Sources believe Federated’s inability to come up with a superior proposal convinced bondholders to back Macy’s proposal. In addition, Macy’s has sweetened its offer to junior bondholders, who had been opposing the Macy’s plan, by offering them approximately $10 million in gift certificates. There may have been some other incentives, though most believe that Macy’s revised term sheet, submitted April 29 along with those from Federated and the bondholders, has not been dramatically revised. Macy’s valued its distribution to creditors at $3.6 billion with another $260 million to be distributed in the form of warrants and stock purchase rights.

Lifland also reportedly believes that the value of Macy’s has increased significantly, possibly as much as $800 million, since it filed for Chapter 11 in January 1992. Macy’s has cut costs and has been meeting its business plans.

Macy’s had no comment on Sunday.

Vance did not mention Federated’s proposal or the one made by bondholders in his announcement, which the source close to the negotiations said was intentionally done to downplay proposals other than Macy’s.

Another source said Friday’s statement represents good short-term news for Macy’s, which is privately playing it up like a victory, “but it’s not the end.” Macy’s principals reportedly are meeting this morning over breakfast for an update on the company’s progress. “Federated has made a lot of progress with secured creditors, but the king makers here have been the unsecured. That’s been the swing vote,” the source added.

Concerning the timing of Macy’s emergence from Chapter 11, the source said Macy’s should still emerge from bankruptcy’s clutches roughly by Christmas time, in accordance with Macy’s own timetable.

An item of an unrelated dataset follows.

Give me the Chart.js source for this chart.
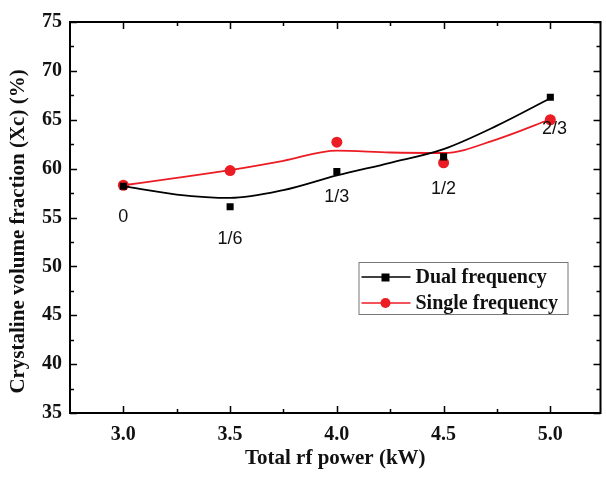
<!DOCTYPE html>
<html>
<head>
<meta charset="utf-8">
<script src="https://cdn.jsdelivr.net/npm/chart.js@4"></script>
<style>
  html, body { margin: 0; padding: 0; background: #fff; }
  #wrap { width: 606px; height: 477px; }
</style>
</head>
<body>
<div id="wrap"><canvas id="xcChart"></canvas></div>
<script>
// measured points
const powerKW = [3.0, 3.5, 4.0, 4.5, 5.0];
const dualXc = [58.2, 56.1, 59.7, 61.2, 67.3];
const singleXc = [58.3, 59.8, 62.7, 60.6, 65.0];

// fitted curves
const fitPowerKW = [3.0, 3.25, 3.5, 3.75, 4.0, 4.25, 4.5, 4.75, 5.0];
const dualFitXc = [58.2, 57.35, 57.0, 57.8, 59.3, 60.6, 62.0, 64.4, 67.2];
const singleFitXc = [58.3, 59.05, 59.85, 60.8, 61.85, 61.65, 61.6, 63.0, 65.05];

// ratio annotations
const ratioLabels = ["0", "1/6", "1/3", "1/2", "2/3"];
const ratioPowerKW = [3.0, 3.5, 4.0, 4.5, 5.02];
const ratioXc = [55.0, 52.75, 57.05, 57.9, 64.0];

// axis ticks
const xTicks = [3.0, 3.5, 4.0, 4.5, 5.0];
const xMinorTicks = [3.25, 3.75, 4.25, 4.75];
const yTicks = [35, 40, 45, 50, 55, 60, 65, 70, 75];
const yMinorTicks = [37.5, 42.5, 47.5, 52.5, 57.5, 62.5, 67.5, 72.5];

const yTitle = "Crystaline volume fraction (Xc) (%)";

const BLACK = "#000000";
const RED = "#ec1c24";
const SERIF = "'Liberation Serif', 'Times New Roman', serif";
const serifBold = { family: SERIF, weight: "bold" };

const toXY = (xs, ys) => xs.map((x, i) => ({ x, y: ys[i] }));

// frame + inward ticks on all four sides
const framePlugin = {
  id: "frame",
  afterDatasetsDraw(chart) {
    const { ctx, chartArea: a, scales } = chart;
    const xs = scales.x, ys = scales.y;
    ctx.save();
    ctx.strokeStyle = BLACK;
    ctx.lineWidth = 1.5;
    ctx.beginPath();
    const tick = (vals, len, isX) => {
      vals.forEach((v) => {
        if (isX) {
          const px = Math.round(xs.getPixelForValue(v)) + 0.5;
          ctx.moveTo(px, a.bottom); ctx.lineTo(px, a.bottom - len);
          ctx.moveTo(px, a.top); ctx.lineTo(px, a.top + len);
        } else {
          const py = Math.round(ys.getPixelForValue(v)) + 0.5;
          ctx.moveTo(a.left, py); ctx.lineTo(a.left + len, py);
          ctx.moveTo(a.right, py); ctx.lineTo(a.right - len, py);
        }
      });
    };
    tick(xTicks, 7, true);
    tick(xMinorTicks, 4, true);
    tick(yTicks, 7, false);
    tick(yMinorTicks, 4, false);
    ctx.stroke();
    ctx.lineWidth = 2;
    ctx.strokeRect(a.left, a.top, a.right - a.left, a.bottom - a.top);
    ctx.restore();
  },
};

// ratio text labels + rotated y title
const textPlugin = {
  id: "texts",
  afterDatasetsDraw(chart) {
    const { ctx, scales, chartArea: a } = chart;
    ctx.save();
    ctx.fillStyle = "#111";
    ctx.font = "18px 'Liberation Sans', Arial, sans-serif";
    ctx.textAlign = "center";
    ctx.textBaseline = "middle";
    ratioLabels.forEach((t, i) => {
      ctx.fillText(t, scales.x.getPixelForValue(ratioPowerKW[i]), scales.y.getPixelForValue(ratioXc[i]));
    });
    ctx.translate(19, (a.top + a.bottom) / 2 + 14);
    ctx.rotate(-Math.PI / 2);
    ctx.font = "bold 21px " + SERIF;
    ctx.fillText(yTitle, 0, 0);
    ctx.restore();
  },
};

// legend box inside the plot
const legendPlugin = {
  id: "boxLegend",
  afterDraw(chart) {
    const { ctx, chartArea: a } = chart;
    const left = a.right - 242, top = a.top + 240, w = 209, h = 52;
    ctx.save();
    ctx.fillStyle = "#fff";
    ctx.fillRect(left, top, w, h);
    ctx.strokeStyle = "#777";
    ctx.lineWidth = 1;
    ctx.strokeRect(left + 0.5, top + 0.5, w, h);
    const items = [chart.data.datasets[1], chart.data.datasets[3]];
    items.forEach((ds, i) => {
      const y = top + 15 + i * 26;
      ctx.strokeStyle = ds.borderColor;
      ctx.lineWidth = 1.5;
      ctx.beginPath();
      ctx.moveTo(left + 3, y); ctx.lineTo(left + 52, y);
      ctx.stroke();
      ctx.fillStyle = ds.backgroundColor;
      if (ds.pointStyle === "rect") {
        ctx.fillRect(left + 23, y - 3.5, 8, 8);
      } else {
        ctx.beginPath();
        ctx.arc(left + 27, y, 5, 0, Math.PI * 2);
        ctx.fill();
      }
      ctx.fillStyle = "#111";
      ctx.font = "bold 20px " + SERIF;
      ctx.textBaseline = "middle";
      ctx.fillText(ds.label, left + 57, y + 1);
    });
    ctx.restore();
  },
};

new Chart(document.getElementById("xcChart"), {
  type: "scatter",
  data: {
    datasets: [
      {
        label: "Dual fit",
        type: "line",
        data: toXY(fitPowerKW, dualFitXc),
        borderColor: BLACK,
        borderWidth: 1.8,
        pointRadius: 0,
        cubicInterpolationMode: "monotone",
        fill: false,
      },
      {
        label: "Dual frequency",
        data: toXY(powerKW, dualXc),
        showLine: false,
        pointStyle: "rect",
        pointRadius: 5,
        borderColor: BLACK,
        backgroundColor: BLACK,
        borderWidth: 0,
      },
      {
        label: "Single fit",
        type: "line",
        data: toXY(fitPowerKW, singleFitXc),
        borderColor: RED,
        borderWidth: 1.8,
        pointRadius: 0,
        cubicInterpolationMode: "monotone",
        fill: false,
      },
      {
        label: "Single frequency",
        data: toXY(powerKW, singleXc),
        showLine: false,
        pointStyle: "circle",
        pointRadius: 5.5,
        borderColor: RED,
        backgroundColor: RED,
        borderWidth: 0,
      },
    ],
  },
  options: {
    responsive: true,
    maintainAspectRatio: false,
    animation: false,
    layout: { padding: { top: 22, right: 3, left: 0, bottom: 0 } },
    plugins: { legend: { display: false }, tooltip: { enabled: false } },
    scales: {
      x: {
        type: "linear",
        min: 2.75,
        max: 5.235,
        grid: { display: false, drawTicks: false },
        border: { display: false },
        afterBuildTicks: (s) => { s.ticks = xTicks.map((v) => ({ value: v })); },
        afterFit: (s) => { s.height = 64; },
        ticks: {
          padding: 10,
          color: "#111",
          font: { ...serifBold, size: 20 },
          callback: (v) => Number(v).toFixed(1),
          maxRotation: 0,
        },
        title: {
          display: true,
          text: "Total rf power (kW)",
          color: "#111",
          font: { ...serifBold, size: 21 },
          padding: { top: 0, bottom: 6 },
        },
      },
      y: {
        min: 35,
        max: 75,
        grid: { display: false, drawTicks: false },
        border: { display: false },
        afterBuildTicks: (s) => { s.ticks = yTicks.map((v) => ({ value: v })); },
        afterFit: (s) => { s.width = 70; },
        ticks: {
          padding: 8,
          color: "#111",
          font: { ...serifBold, size: 20 },
        },
      },
    },
  },
  plugins: [framePlugin, textPlugin, legendPlugin],
});
</script>
</body>
</html>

For some, though, Vance’s announcement Friday raised more questions than it answered. Arthur Steinberg, representing Macy’s bank syndicate creditors, was among those looking for an explanation.

He said he asked Michael Sigal, Vance’s lawyer, what the release meant with regard to Federated’s proposal for reorganizing Macy’s and was told, “It’s up to you to decide if Federated is in or out.”

“I truthfully don’t know what that means,” Steinberg said.

Bret Miller, of Otterbourg, Steindler, Houston & Rosen, counsel to the creditors’ committee, was similarly confused by the release, saying, “I don’t know what it means.”

One retail expert’s interpretation was,”All Lifland is doing is going back to his original statement of February, giving Macy’s first crack at filing a reorganization plan, [through granting an exclusivity period]. It is a reaffirmation of his ruling.”